Remington told the U.S. Supreme Court that Connecticut’s reading of PLCAA’s exception threatens to swallow the entire rest of the law. Nearly every state has a trade practices law resembling Connecticut’s prohibition on dangerous or deceptive advertising. If gunmakers and sellers could be forced to litigate liability claims under all of those state laws, Remington argued, the federal immunity law would be neutered. Already, Remington said, an Indiana appeals court has cited the Connecticut decision in a ruling in May that allows the city of Gary to move ahead with nuisance claims against several gunmakers.

Remington told the U.S. Supreme Court - as it previously told the Connecticut justices - that the two federal circuits to have opined on the scope of PLCAA’s exception, the 2nd U.S. Circuit Court of Appeals in 2008’s City of New York v. Berretta and the 9th Circuit in 2009’s Ileto v. Glock have both held that it doesn’t allow claims under generally applicable laws not applied to the firearms trade.

The gunmaker’s arguments didn’t hold much sway with the Connecticut Supreme Court majority, which said that, contrary to Remington’s assertions, its holding was supported by the 2nd Circuit’s 2009 decision and was not inconsistent with the 9th Circuit ruling. But Remington told the U.S. Supreme Court that the range of interpretations of PLCAA’s exception to immunity shows why the high court must step in to clarify Congress’ intent: to protect the gun industry.

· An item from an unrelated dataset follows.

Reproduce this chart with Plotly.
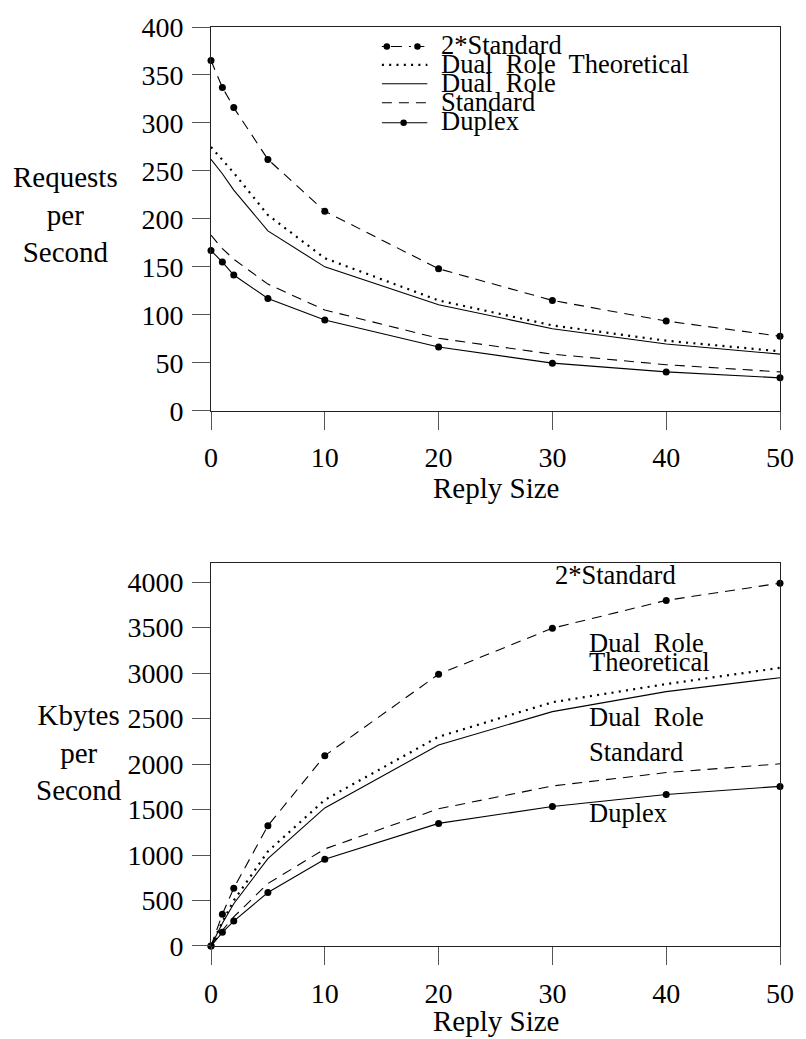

There are reasoned arguments on both sides about whether it’s appropriate to use the courts to sue the manufacturers of legal products sold under federal regulation. In a podcast with me last August, Larry Keene of the National Shooting Sports Foundation, made the point that gunmakers are no more responsible for the criminal misuse of their products than, say, Ford or Honda when a drunk driver kills someone in a car accident. If Congress wants to impose new regulations on weapons sale, Keene told me, it should pass new laws. The courts, he said, are not supposed to be the birthplace of regulation.

I think the Connecticut Supreme Court would contend that it was just interpreting the law that Congress has already written. That’s what lawyers for the victims, who are represented by Koskoff Koskoff & Bieder, have argued; Joshua Koskoff told my Reuters colleague Nate Raymond that he’s confident the Supreme Court will defer to the state court’s well-reasoned opinion. Remington Supreme Court counsel of record Scott Keller of Baker Botts didn’t respond to my email.

The U.S. Supreme Court hasn’t been in a hurry to take up gun cases in recent years, though it did grant review in January of a case challenging a New York gun control law. (New York has since asked the court to moot the case because of changes to city rules and state laws.) Remington has certainly made a fervent pitch for the court’s attention, positing that the very future of the firearms industry is at stake.

In times like these, will the Supreme Court take that invitation?